→ JOB:
Find each line containing the string "this" and return it.

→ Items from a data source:
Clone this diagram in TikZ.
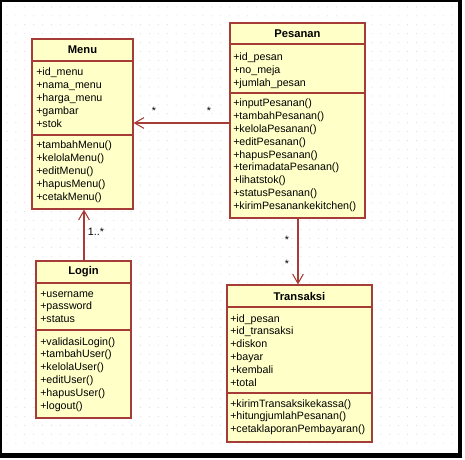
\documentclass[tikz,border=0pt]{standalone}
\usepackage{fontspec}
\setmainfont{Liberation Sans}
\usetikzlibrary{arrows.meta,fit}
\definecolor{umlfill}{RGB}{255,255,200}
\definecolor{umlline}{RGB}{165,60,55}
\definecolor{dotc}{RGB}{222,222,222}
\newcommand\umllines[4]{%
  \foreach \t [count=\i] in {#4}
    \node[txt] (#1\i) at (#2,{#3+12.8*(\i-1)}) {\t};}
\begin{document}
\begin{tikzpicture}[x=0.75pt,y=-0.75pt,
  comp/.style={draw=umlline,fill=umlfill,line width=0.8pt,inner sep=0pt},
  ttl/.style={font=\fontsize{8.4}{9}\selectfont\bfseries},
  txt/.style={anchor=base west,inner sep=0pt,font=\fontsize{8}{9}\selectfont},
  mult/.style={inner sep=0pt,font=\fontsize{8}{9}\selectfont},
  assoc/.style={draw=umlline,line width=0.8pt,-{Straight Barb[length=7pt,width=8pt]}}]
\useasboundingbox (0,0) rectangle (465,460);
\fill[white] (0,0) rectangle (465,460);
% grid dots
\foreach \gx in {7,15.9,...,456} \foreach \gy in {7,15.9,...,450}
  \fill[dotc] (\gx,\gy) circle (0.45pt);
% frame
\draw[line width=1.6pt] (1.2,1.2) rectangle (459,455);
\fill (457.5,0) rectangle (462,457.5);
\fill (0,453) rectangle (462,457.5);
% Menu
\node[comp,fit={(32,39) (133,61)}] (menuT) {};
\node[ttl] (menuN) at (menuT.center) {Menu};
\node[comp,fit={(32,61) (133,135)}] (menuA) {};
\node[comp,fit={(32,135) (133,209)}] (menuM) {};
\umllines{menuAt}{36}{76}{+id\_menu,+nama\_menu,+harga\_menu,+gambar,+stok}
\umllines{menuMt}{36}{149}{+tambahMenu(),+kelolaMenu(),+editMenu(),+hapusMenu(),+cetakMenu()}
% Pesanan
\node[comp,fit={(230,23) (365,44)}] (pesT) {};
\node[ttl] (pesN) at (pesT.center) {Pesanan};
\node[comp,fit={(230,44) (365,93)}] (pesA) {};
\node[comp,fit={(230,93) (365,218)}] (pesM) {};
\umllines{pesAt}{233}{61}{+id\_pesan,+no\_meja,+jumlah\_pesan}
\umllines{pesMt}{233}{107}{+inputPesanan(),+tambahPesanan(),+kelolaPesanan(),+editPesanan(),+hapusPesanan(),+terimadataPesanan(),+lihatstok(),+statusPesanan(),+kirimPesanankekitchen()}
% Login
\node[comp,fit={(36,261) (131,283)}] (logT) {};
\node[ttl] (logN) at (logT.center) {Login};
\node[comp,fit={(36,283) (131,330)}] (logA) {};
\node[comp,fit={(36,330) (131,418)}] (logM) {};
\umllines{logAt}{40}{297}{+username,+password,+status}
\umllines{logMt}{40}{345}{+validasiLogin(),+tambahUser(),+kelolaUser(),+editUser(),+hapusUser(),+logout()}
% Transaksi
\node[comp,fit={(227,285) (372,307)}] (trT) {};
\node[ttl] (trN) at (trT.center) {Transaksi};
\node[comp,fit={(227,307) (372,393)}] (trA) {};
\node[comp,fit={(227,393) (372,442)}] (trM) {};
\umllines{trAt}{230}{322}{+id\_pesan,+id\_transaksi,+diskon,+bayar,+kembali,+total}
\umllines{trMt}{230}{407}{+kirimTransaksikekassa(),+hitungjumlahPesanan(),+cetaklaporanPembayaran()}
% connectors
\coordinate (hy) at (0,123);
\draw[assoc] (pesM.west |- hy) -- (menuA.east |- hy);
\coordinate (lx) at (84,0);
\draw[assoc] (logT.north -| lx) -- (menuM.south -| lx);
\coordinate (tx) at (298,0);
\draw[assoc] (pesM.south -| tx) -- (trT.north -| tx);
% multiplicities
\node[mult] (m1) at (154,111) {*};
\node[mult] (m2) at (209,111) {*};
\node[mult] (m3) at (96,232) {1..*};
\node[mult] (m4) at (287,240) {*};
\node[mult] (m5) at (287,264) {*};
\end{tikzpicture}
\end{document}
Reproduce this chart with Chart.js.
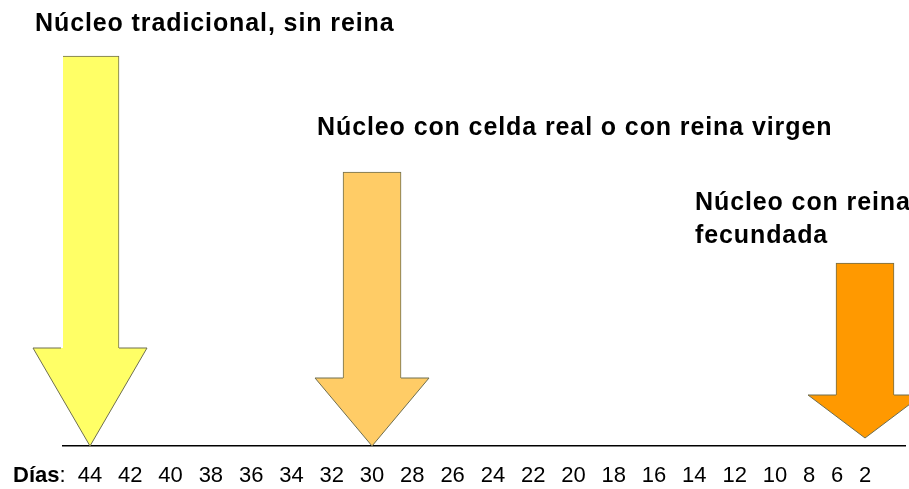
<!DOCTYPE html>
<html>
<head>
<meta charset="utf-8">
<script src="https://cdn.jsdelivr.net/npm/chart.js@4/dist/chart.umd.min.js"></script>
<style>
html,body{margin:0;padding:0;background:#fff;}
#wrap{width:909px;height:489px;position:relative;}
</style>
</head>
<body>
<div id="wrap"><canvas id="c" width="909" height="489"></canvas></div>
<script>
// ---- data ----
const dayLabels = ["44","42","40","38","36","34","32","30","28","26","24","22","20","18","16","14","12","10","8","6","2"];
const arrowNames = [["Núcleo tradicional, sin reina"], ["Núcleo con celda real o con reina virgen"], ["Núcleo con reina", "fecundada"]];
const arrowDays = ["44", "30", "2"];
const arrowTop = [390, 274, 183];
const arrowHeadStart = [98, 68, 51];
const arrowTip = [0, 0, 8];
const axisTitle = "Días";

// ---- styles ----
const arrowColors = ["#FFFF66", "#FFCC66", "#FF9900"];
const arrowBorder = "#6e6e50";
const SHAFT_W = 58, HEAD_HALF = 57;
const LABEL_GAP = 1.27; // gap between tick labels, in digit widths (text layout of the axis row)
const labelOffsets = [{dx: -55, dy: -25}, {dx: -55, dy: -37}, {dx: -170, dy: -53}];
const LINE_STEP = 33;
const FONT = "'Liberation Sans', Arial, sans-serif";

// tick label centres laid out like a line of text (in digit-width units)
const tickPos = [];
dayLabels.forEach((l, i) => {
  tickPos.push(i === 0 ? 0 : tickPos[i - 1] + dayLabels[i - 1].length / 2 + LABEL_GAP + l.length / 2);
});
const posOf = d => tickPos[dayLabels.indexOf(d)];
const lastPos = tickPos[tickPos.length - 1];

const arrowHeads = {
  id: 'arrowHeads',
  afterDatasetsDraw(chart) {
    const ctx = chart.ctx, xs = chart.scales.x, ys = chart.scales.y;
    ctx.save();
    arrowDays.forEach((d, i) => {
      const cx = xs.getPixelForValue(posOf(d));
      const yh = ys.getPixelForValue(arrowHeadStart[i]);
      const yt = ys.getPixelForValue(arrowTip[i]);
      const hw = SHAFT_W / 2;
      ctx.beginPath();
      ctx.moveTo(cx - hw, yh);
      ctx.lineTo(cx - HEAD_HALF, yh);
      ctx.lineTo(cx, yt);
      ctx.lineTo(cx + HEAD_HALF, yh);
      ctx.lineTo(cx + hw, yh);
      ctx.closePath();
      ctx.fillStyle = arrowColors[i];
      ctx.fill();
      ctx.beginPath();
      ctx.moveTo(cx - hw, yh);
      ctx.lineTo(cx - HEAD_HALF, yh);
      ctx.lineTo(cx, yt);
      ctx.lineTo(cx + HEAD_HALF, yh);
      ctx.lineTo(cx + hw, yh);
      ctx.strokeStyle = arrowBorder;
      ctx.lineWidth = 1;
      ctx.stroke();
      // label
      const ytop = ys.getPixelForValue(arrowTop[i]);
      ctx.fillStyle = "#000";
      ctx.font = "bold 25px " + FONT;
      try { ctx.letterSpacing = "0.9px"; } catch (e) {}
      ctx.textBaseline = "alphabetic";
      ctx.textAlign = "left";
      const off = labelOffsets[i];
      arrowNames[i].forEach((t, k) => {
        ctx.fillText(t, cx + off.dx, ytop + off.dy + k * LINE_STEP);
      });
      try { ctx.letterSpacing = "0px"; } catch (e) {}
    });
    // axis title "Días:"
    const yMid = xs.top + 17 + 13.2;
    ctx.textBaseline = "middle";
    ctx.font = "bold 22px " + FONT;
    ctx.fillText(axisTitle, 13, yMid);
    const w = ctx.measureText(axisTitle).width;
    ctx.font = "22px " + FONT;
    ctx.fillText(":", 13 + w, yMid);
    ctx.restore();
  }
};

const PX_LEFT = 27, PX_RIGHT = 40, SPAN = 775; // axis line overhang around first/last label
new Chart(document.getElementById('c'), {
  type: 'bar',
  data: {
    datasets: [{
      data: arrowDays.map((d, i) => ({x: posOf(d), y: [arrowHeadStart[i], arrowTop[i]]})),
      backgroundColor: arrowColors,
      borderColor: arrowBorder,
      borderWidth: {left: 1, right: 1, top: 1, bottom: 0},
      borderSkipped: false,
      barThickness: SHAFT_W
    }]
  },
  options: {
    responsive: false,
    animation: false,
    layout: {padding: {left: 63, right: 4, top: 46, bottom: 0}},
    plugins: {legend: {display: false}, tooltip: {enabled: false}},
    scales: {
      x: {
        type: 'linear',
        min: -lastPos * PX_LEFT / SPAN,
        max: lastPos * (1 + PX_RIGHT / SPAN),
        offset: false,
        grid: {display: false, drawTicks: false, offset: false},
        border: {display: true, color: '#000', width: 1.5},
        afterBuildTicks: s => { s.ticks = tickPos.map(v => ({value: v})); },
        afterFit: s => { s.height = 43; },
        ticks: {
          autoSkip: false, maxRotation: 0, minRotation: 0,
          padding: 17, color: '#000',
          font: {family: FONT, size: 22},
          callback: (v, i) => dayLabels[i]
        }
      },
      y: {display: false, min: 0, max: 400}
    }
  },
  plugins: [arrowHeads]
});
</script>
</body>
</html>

→ FULL SOLUTION:
Clone this diagram in TikZ.
Reproduce this chart with Chart.js.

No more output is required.